My last blog entry seems long ago when talk was of Christmas presents and the size of turkeys. Now spring is in the air and in Mallorca there isn’t a cloud in the sky. A warm breeze blows across the bay and sets the flags fluttering on the forest of masts that jostle in the port. The city of Palma is awakening from its winter hibernation and Mallorcans are emerging from shuttered apartments into the spring sunshine. The cycle path that runs the length of the bay of Palma has become a high speed race track, with German cyclists in fluorescent lycra stretched taught across beer bellies, peddling their high tech machines at great speed and overtaking the locals who favour a more gentle form of exercise, jogging or roller blading while talking into their mobile phones.
Over the winter months I have been to Palma once a month to check on Juno and to carry out the winter maintenance.

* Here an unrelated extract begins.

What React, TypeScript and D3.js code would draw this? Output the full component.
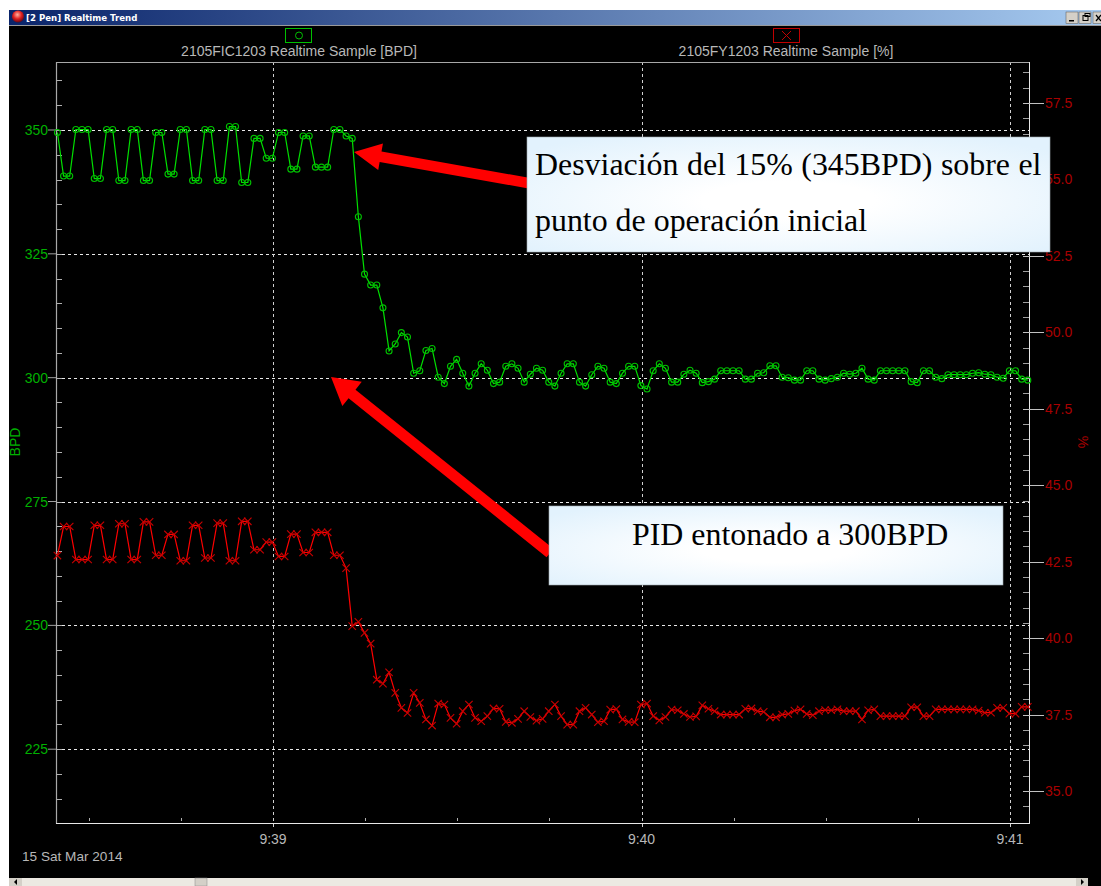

For a while the lists just got longer and the issues more complex as they were batted back and forth by email to Oyster and on to their suppliers; none of whom were keen to admit fault unless proven guilty with corroborative evidence, all under the watchful eye of Oyster customer support who wield their significant influence. However, at last the lists are shorter and crisper, the issues all have solutions and the invoices are pouring in. You may be wondering, why so many issues on a boat that is only 18 months old? It’s a good question - let me try and explain.
A boat like Juno is a complicated machine. She has a robust hull that can punch the heaviest seas, a mast and rigging that can drive her 32 tons through the water and be able to withstand hurricane strength winds. She has a diesel engine that can propel us through the water at high speed and bow thrusters to manoeuvre in tight spaces. We generate our own electricity, make fresh water, refrigerate and freeze our provisions, cook food, run the heating and air conditioning systems and run our satellite systems for navigation and communication. On top of all this we have auto pilots, electronic chart plotters and no end of safety equipment in case of emergency.

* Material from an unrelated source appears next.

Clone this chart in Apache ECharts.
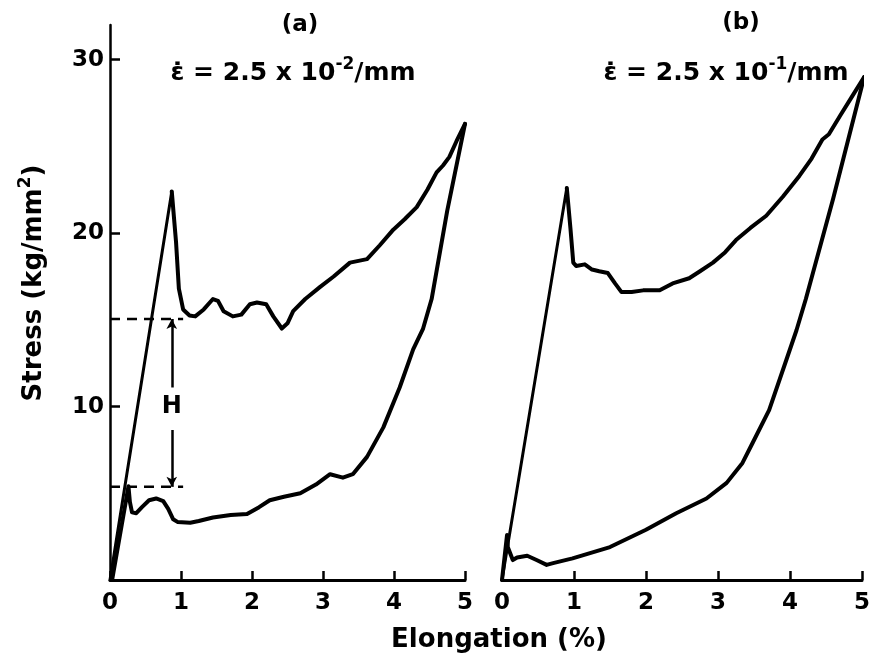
<!DOCTYPE html>
<html>
<head>
<meta charset="utf-8">
<script src="https://cdn.jsdelivr.net/npm/echarts@6/dist/echarts.min.js"></script>
<style>html,body{margin:0;padding:0;background:#fff;}#c{width:873px;height:656px;}</style>
</head>
<body>
<div id="c"></div>
<script>
// ---- data (elongation %, stress kg/mm^2) ----
const xTicks = [0, 1, 2, 3, 4, 5];
const yTicks = [10, 20, 30];

// panel (a)  strain rate 2.5e-2 /mm
const aLoad = [[0, 0], [0.87, 22.4]];
const aUpper = [[0.87, 22.4], [0.93, 19.5], [0.97, 16.8], [1.03, 15.6], [1.12, 15.25], [1.2, 15.2], [1.32, 15.6],
  [1.45, 16.2], [1.52, 16.1], [1.6, 15.5], [1.73, 15.2], [1.85, 15.3], [1.97, 15.9], [2.07, 16.0], [2.2, 15.9],
  [2.3, 15.2], [2.42, 14.5], [2.5, 14.8], [2.58, 15.5], [2.75, 16.2], [2.96, 16.9], [3.15, 17.5], [3.38, 18.3],
  [3.62, 18.5], [3.8, 19.3], [3.99, 20.2], [4.15, 20.8], [4.32, 21.5], [4.47, 22.5], [4.6, 23.5], [4.69, 23.9],
  [4.78, 24.4], [4.88, 25.3], [5.0, 26.3]];
const aLower = [[5.0, 26.3], [4.75, 21.3], [4.53, 16.2], [4.41, 14.5], [4.27, 13.3], [4.08, 11.1], [3.85, 8.8],
  [3.62, 7.1], [3.42, 6.1], [3.28, 5.9], [3.1, 6.1], [2.9, 5.5], [2.68, 5.0], [2.45, 4.8], [2.25, 4.6], [2.1, 4.2],
  [1.93, 3.8], [1.7, 3.75], [1.45, 3.6], [1.25, 3.4], [1.13, 3.3], [0.95, 3.35], [0.89, 3.5], [0.82, 4.1],
  [0.75, 4.55], [0.65, 4.7], [0.55, 4.6], [0.45, 4.2], [0.37, 3.85], [0.31, 3.9], [0.28, 4.5], [0.26, 5.4], [0.03, 0]];
const aUpperLevel = [[0, 15.05], [1.03, 15.05]];
const aLowerLevel = [[0, 5.37], [1.03, 5.37]];
const hX = 0.87;
const hArrowUp = [[hX, 11.1], [hX, 15.05]];
const hArrowDown = [[hX, 8.65], [hX, 5.37]];
const hLabel = [[hX, 10]];

// panel (b)  strain rate 2.5e-1 /mm
const bLoad = [[0, 0], [0.9, 22.6]];
const bUpper = [[0.9, 22.6], [0.95, 20.3], [0.99, 18.3], [1.03, 18.1], [1.15, 18.2], [1.25, 17.9], [1.35, 17.8],
  [1.47, 17.7], [1.57, 17.1], [1.66, 16.6], [1.8, 16.6], [1.96, 16.7], [2.19, 16.7], [2.37, 17.1], [2.6, 17.4],
  [2.75, 17.8], [2.93, 18.3], [3.1, 18.9], [3.25, 19.6], [3.45, 20.3], [3.67, 21.0], [3.9, 22.1], [4.13, 23.3],
  [4.3, 24.3], [4.45, 25.4], [4.54, 25.7], [4.7, 26.8], [4.85, 27.8], [5.03, 29.0]];
const bLower = [[5.03, 29.0], [4.6, 22.0], [4.22, 16.2], [4.09, 14.4], [3.95, 12.7], [3.71, 9.8], [3.48, 7.9],
  [3.34, 6.75], [3.12, 5.6], [2.84, 4.7], [2.42, 3.85], [2.0, 2.9], [1.5, 1.9], [0.98, 1.25], [0.71, 0.97],
  [0.62, 0.87], [0.48, 1.15], [0.35, 1.4], [0.21, 1.3], [0.15, 1.15], [0.08, 1.9], [0.07, 2.6], [0.0, 0]];

// ---- chart ----
const FONT = 'DejaVu Sans';
const chart = echarts.init(document.getElementById('c'), null, { renderer: 'canvas' });

function xAx(gi) {
  return {
    type: 'value', gridIndex: gi, min: 0, max: 5, interval: 1,
    axisLine: { show: true, lineStyle: { color: '#000', width: 3 } },
    axisTick: { show: true, inside: true, length: 9, lineStyle: { color: '#000', width: 2.5 } },
    axisLabel: { show: true, color: '#000', fontSize: 23, fontWeight: 'bold', fontFamily: FONT, margin: 12,
      customValues: xTicks, showMinLabel: true, showMaxLabel: true },
    splitLine: { show: false }
  };
}
function line(data, gi, w) {
  return { type: 'line', xAxisIndex: gi, yAxisIndex: gi, data: data, symbol: 'none', silent: true,
    lineStyle: { color: '#000', width: w, cap: 'round', join: 'round' }, animation: false };
}
const supStyle = { font: 'bold 17px ' + FONT, fill: '#000', padding: [0, 0, 16, 0] };
function txt(x, y, text, size, extra) {
  return Object.assign({ type: 'text', x: x, y: y, silent: true,
    style: { text: text, font: 'bold ' + size + 'px ' + FONT, fill: '#000', align: 'center', verticalAlign: 'middle',
      rich: { s: supStyle } } }, extra || {});
}

const option = {
  backgroundColor: '#fff',
  animation: false,
  grid: [
    { left: 110, top: 25, width: 355, height: 555 },
    { left: 502, top: 25, width: 361, height: 555 }
  ],
  xAxis: [xAx(0), xAx(1)],
  yAxis: [
    {
      type: 'value', gridIndex: 0, min: 0, max: 32, interval: 10,
      axisLine: { show: true, lineStyle: { color: '#000', width: 2.5 } },
      axisTick: { show: true, inside: true, length: 10, customValues: yTicks, lineStyle: { color: '#000', width: 2.5 } },
      axisLabel: { show: true, color: '#000', fontSize: 23, fontWeight: 'bold', fontFamily: FONT, margin: 6, customValues: yTicks },
      splitLine: { show: false }
    },
    { type: 'value', gridIndex: 1, min: 0, max: 32, interval: 10, show: false }
  ],
  graphic: [
    txt(300, 25, '(a)', 23),
    txt(293, 73, 'ε̇ = 2.5 x 10{s|-2}/mm', 25),
    txt(741, 23, '(b)', 23),
    txt(726, 73, 'ε̇ = 2.5 x 10{s|-1}/mm', 25),
    txt(499, 640, 'Elongation (%)', 26),
    txt(34, 283, 'Stress (kg/mm{s|2})', 26, { rotation: Math.PI / 2 })
  ],
  series: [
    line(aLoad, 0, 3),
    line(aUpper, 0, 4),
    line(aLower, 0, 4),
    Object.assign(line(aUpperLevel, 0, 2.5), { lineStyle: { color: '#000', width: 2.5, type: [10, 7] } }),
    Object.assign(line(aLowerLevel, 0, 2.5), { lineStyle: { color: '#000', width: 2.5, type: [10, 7] } }),
    {
      type: 'scatter', xAxisIndex: 0, yAxisIndex: 0, data: hLabel, symbolSize: 1, silent: true,
      itemStyle: { color: 'rgba(0,0,0,0)', opacity: 1 },
      label: { show: true, position: 'inside', formatter: 'H', color: '#000', opacity: 1, fontSize: 24, fontWeight: 'bold', fontFamily: FONT },
      markLine: {
        silent: true, symbol: ['none', 'arrow'], symbolSize: [8, 10],
        label: { show: false },
        lineStyle: { color: '#000', width: 2.5, type: 'solid', opacity: 1 },
        data: [
          [{ coord: hArrowUp[0] }, { coord: hArrowUp[1] }],
          [{ coord: hArrowDown[0] }, { coord: hArrowDown[1] }]
        ]
      }
    },
    line(bLoad, 1, 3),
    line(bUpper, 1, 4),
    line(bLower, 1, 4)
  ]
};
chart.setOption(option);
</script>
</body>
</html>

The other day as I was checking the oil level on a high pressure pump I was wondering why I had never done this before at home. We have a high pressure pump in Haslemere that drives the various showers around the house and yet in ten years I have never even looked at the pump, let alone thought about any maintenance. The difference is that in Haslemere, if the pump was to fail, I would call the plumber and within 24 hours it would probably be fixed and life would continue uninterrupted. At sea, not only is there no plumber on hand, but the consequences of the high pressure pump on the water maker failing could be a major problem. At worst it could be life threatening if we run out of drinking water while mid Atlantic.

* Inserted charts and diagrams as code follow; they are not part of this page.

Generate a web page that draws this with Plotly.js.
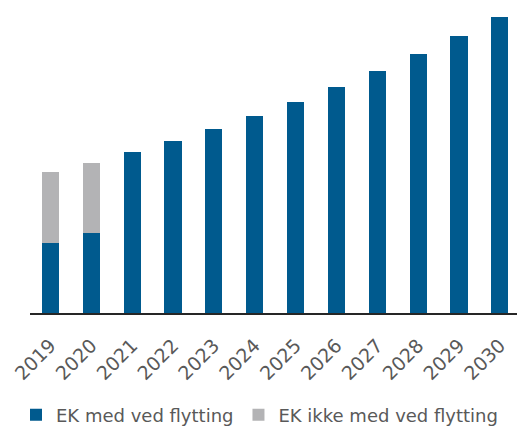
<!DOCTYPE html>
<html>
<head>
<meta charset="utf-8">
<script src="https://cdn.plot.ly/plotly-3.0.1.min.js"></script>
<style>html,body{margin:0;padding:0;background:#fff;}#chart{width:517px;height:428px;}</style>
</head>
<body>
<div id="chart"></div>
<script>
const years = ['2019','2020','2021','2022','2023','2024','2025','2026','2027','2028','2029','2030'];
const ekMed = [69.7, 79.7, 161, 172, 184.4, 197.4, 211, 226, 241.7, 258.7, 277, 296.4];
const ekIkkeMed = [71, 70.7, null, null, null, null, null, null, null, null, null, null];
const seriesNames = ['EK med ved flytting', 'EK ikke med ved flytting'];

const font = 'DejaVu Sans, sans-serif';
const data = [
  {type:'bar', x: years, y: ekMed, name: seriesNames[0], width: 0.42,
   marker:{color:'#005A8E'}},
  {type:'bar', x: years, y: ekIkkeMed, name: seriesNames[1], width: 0.42,
   marker:{color:'#B3B3B5'}}
];
const layout = {
  width: 517, height: 428,
  barmode: 'stack',
  margin: {l: 30, r: 0, t: 10, b: 115},
  paper_bgcolor: '#fff', plot_bgcolor: '#fff',
  font: {family: font, color: '#595959', size: 18},
  xaxis: {type:'category', range: [-0.5, 11.42], showline: true, linecolor: '#262626', linewidth: 2,
          ticks: '', tickangle: -45, ticklabelstandoff: 12, tickfont: {size: 19, color: '#595959'}, showgrid: false, zeroline: false},
  yaxis: {range: [0, 303], visible: false, showgrid: false, zeroline: false},
  showlegend: true,
  legend: {orientation: 'h', xref: 'container', yref: 'container', x: 16/517, y: 13/428, xanchor: 'left', yanchor: 'middle',
           bgcolor: 'rgba(0,0,0,0)', itemwidth: 30, font: {size: 18, color: '#595959'}, traceorder: 'normal'}
};
Plotly.newPlot('chart', data, layout, {displayModeBar: false, staticPlot: true});
</script>
</body>
</html>
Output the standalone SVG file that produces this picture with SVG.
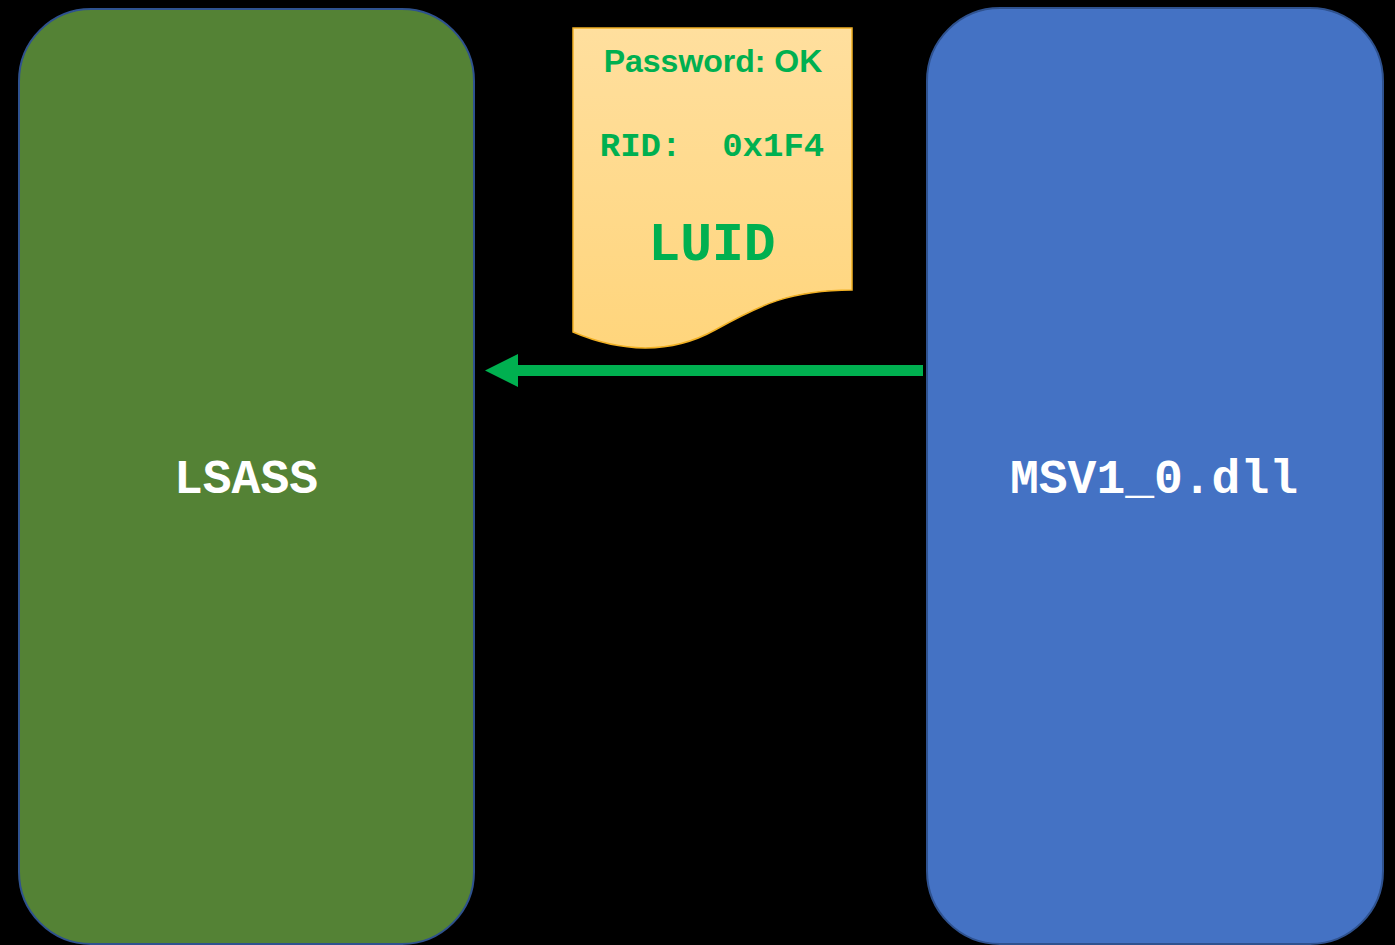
<svg xmlns="http://www.w3.org/2000/svg" width="1395" height="945" viewBox="0 0 1395 945">
  <defs>
    <linearGradient id="docGrad" x1="0" y1="0" x2="0" y2="1">
      <stop offset="0" stop-color="#FFDF9E"/>
      <stop offset="1" stop-color="#FFD57C"/>
    </linearGradient>
    <style>
      .box { stroke: #2F528F; stroke-width: 2; }
      .mono { font-family: "Liberation Mono", "Courier New", monospace; font-weight: bold; }
      .label { fill: #FFFFFF; font-size: 48px; text-anchor: middle; }
      .doctext { fill: #00B050; text-anchor: middle; }
    </style>
  </defs>
  <rect x="0" y="0" width="1395" height="945" fill="#000000"/>

  <g id="lsass">
    <rect class="box" x="19" y="9" width="455" height="935" rx="72" ry="72" fill="#548235"/>
    <text class="mono label" x="246" y="493">LSASS</text>
  </g>

  <g id="msv">
    <rect class="box" x="927" y="8" width="456" height="936" rx="73" ry="73" fill="#4472C4"/>
    <text class="mono label" x="1154" y="493">MSV1_0.dll</text>
  </g>

  <g id="document">
    <path d="M573,28 L852,28 L852,290 C790,290 760,305 715,330 C670,355 620,352 573,332 Z" fill="url(#docGrad)" stroke="#F2B124" stroke-width="1.5"/>
    <text class="doctext" x="713" y="72" font-family="Liberation Sans, Arial, sans-serif" font-weight="bold" font-size="32px">Password: OK</text>
    <text class="mono doctext" x="712" y="156" font-size="34px" xml:space="preserve">RID:  0x1F4</text>
    <text class="mono doctext" x="712" y="260" font-size="53px">LUID</text>
  </g>

  <g id="connectors">
    <line x1="923" y1="370.5" x2="516" y2="370.5" stroke="#00B050" stroke-width="11"/>
    <polygon points="485,370.5 518,354 518,387" fill="#00B050"/>
  </g>
</svg>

So that’s the reason. Every piece of equipment has a maintenance schedule, a list of spare parts to be ordered, catalogued and stored, and some parts have components that have to be periodically replaced or serviced by specialist engineers. During the summer season the boat is on the water and when issues arise they are logged, parts are ordered but unless they are urgent, these issues get left to the winter maintenance season – and winter has been upon us with a vengeance. But then occasionally, when I find myself bemoaning yet another complicated engineering task that seems beyond me, I have to remind myself that instead of commuting to London at 6am on a cold dark morning in February, I am in jeans and T shirt on the deck of my boat in Palma, cutting a backing plate for a new navigation light before settling down to scrambled eggs and a cappuccino in the cockpit, with the prospect of a cycle ride to the chandlery for that vital bow shackle that attaches to the spinnaker pole.
But now most of the work is done, the sails are being delivered in April, and trips to the chandlery are no longer for transmission oil for the gooseneck gearbox – instead I am shopping for charts of Corsica, a Blue ensign to announce our recent ennoblement to the Royal Thames Yacht Club, and red LED lights to minimise power consumption on our impending trans-Atlantic voyage. The plan is to leave Mallorca in May and head to the neighbouring island Menorca, then across the Balearic Sea to the southern end of Corsica and the port of Bonifacio. Then we plan to continue south down the eastern coast of Sardinia to Sicily and on to Malta before crossing to the Italian mainland and heading North up the Amalfi coast towards Rome and then back to the Balearics in September. An engine and generator service is booked in Palma before we head west out of the Mediterranean to Madeira and then to the Canary Islands in time for the start of the ARC in November.
See what I mean about that commute from Haslemere station?